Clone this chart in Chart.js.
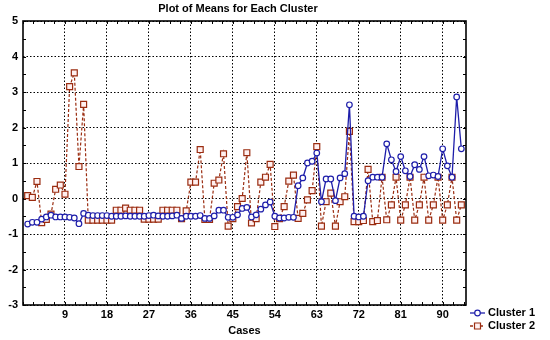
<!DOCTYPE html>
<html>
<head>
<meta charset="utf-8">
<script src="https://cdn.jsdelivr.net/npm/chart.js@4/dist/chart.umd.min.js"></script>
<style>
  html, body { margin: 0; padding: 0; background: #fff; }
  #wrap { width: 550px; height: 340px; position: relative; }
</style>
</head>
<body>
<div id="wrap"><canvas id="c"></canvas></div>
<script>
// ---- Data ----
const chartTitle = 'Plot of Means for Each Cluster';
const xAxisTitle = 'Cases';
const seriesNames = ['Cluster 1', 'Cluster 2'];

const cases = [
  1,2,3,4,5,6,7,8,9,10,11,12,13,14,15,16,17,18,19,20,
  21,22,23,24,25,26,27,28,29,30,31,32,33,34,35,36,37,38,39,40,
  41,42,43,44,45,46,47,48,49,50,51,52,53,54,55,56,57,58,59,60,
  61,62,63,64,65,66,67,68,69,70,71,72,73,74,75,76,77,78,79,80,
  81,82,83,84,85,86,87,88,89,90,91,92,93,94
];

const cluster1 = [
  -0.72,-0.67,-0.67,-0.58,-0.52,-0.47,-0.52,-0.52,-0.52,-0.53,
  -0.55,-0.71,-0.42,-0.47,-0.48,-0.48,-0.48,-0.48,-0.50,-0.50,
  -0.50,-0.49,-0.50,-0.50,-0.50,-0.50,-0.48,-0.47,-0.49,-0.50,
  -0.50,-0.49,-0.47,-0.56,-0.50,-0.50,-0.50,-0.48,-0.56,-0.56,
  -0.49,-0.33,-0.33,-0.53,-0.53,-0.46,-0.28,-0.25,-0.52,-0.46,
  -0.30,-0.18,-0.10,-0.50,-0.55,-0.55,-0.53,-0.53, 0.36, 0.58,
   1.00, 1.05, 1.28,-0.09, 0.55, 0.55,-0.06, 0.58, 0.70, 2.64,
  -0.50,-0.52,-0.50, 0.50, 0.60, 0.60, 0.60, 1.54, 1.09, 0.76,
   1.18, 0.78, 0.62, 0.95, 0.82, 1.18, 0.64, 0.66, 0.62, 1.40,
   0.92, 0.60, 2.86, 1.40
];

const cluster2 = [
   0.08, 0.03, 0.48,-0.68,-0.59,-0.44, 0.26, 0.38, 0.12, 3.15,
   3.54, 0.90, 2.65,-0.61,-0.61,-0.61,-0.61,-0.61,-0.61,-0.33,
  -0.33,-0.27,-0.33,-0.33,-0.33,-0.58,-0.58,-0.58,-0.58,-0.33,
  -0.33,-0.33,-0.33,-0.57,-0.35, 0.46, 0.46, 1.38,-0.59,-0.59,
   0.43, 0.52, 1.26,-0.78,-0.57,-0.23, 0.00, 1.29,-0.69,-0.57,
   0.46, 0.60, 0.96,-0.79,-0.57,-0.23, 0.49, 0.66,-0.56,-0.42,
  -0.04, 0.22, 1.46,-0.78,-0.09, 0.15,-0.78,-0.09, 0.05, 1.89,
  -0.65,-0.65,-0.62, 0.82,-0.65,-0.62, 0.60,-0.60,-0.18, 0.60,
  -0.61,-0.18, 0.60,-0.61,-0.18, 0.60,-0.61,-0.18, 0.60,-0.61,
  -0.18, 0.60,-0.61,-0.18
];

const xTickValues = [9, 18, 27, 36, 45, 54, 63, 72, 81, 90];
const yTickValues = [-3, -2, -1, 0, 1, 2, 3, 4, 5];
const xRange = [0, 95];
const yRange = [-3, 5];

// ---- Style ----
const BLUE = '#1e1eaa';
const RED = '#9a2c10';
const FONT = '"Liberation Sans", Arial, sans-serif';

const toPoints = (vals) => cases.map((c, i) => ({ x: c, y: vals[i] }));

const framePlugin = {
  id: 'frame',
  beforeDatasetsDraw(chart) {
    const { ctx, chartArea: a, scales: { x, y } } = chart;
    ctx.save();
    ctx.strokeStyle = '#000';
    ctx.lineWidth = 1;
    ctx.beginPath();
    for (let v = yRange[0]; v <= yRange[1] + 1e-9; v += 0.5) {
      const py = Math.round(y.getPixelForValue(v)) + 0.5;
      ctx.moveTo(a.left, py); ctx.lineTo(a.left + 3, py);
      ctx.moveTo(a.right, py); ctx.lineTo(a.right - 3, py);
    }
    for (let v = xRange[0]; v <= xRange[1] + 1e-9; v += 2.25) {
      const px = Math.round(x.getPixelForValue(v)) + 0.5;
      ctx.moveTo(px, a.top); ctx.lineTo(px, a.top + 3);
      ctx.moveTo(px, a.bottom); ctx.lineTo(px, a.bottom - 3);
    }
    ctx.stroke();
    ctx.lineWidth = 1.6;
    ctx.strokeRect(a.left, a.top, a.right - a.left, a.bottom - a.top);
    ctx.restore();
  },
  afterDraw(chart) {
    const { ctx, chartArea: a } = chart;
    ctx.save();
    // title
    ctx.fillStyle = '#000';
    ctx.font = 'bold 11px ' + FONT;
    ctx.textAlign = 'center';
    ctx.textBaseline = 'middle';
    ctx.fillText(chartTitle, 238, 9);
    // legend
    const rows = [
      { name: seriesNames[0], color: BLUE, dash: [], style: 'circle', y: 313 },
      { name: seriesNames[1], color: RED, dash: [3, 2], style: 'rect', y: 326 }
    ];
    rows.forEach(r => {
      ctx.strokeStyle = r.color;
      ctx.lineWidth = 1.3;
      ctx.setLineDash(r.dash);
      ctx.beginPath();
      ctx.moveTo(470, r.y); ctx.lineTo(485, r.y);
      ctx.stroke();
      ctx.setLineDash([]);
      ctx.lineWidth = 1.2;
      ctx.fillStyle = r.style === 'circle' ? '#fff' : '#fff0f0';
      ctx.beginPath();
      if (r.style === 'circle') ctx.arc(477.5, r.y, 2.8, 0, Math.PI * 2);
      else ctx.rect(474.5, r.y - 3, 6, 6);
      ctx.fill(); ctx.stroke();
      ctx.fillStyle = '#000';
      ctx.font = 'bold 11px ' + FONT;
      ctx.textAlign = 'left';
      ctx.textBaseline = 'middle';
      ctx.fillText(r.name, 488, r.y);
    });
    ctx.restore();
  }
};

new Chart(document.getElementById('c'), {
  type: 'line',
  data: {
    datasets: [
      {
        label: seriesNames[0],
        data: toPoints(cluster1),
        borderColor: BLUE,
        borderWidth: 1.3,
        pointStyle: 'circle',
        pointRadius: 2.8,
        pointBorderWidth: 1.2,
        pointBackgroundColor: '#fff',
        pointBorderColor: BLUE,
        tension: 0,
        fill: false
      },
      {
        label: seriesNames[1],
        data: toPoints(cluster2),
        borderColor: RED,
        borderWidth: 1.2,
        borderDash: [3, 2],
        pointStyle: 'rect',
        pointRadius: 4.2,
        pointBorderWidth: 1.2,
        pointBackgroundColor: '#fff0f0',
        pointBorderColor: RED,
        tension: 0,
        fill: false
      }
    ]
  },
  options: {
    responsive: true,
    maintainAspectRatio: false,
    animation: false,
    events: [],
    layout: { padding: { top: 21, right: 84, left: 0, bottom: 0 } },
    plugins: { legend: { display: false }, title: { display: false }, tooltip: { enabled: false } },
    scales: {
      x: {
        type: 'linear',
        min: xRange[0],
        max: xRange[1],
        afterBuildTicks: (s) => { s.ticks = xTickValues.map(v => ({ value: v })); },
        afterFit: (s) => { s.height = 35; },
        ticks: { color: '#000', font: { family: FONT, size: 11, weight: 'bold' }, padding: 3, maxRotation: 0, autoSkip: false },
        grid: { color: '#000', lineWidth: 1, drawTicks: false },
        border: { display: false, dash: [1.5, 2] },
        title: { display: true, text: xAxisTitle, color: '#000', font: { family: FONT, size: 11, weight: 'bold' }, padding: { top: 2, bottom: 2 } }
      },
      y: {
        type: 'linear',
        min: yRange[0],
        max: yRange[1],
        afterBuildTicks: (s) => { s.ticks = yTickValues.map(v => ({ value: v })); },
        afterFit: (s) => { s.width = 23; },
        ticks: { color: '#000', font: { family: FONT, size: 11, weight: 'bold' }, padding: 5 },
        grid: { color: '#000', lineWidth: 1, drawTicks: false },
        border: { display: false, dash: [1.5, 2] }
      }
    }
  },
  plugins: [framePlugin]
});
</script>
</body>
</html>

::::

_Task to complete_: Write out exactly the lines between the start of the data and the line with "const seriesNames = ['Cluster", including both, but none of the pictures.

_Result for this task_:
Clone this chart in Chart.js.
<!DOCTYPE html>
<html>
<head>
<meta charset="utf-8">
<script src="https://cdn.jsdelivr.net/npm/chart.js@4/dist/chart.umd.min.js"></script>
<style>
  html, body { margin: 0; padding: 0; background: #fff; }
  #wrap { width: 550px; height: 340px; position: relative; }
</style>
</head>
<body>
<div id="wrap"><canvas id="c"></canvas></div>
<script>
// ---- Data ----
const chartTitle = 'Plot of Means for Each Cluster';
const xAxisTitle = 'Cases';
const seriesNames = ['Cluster 1', 'Cluster 2'];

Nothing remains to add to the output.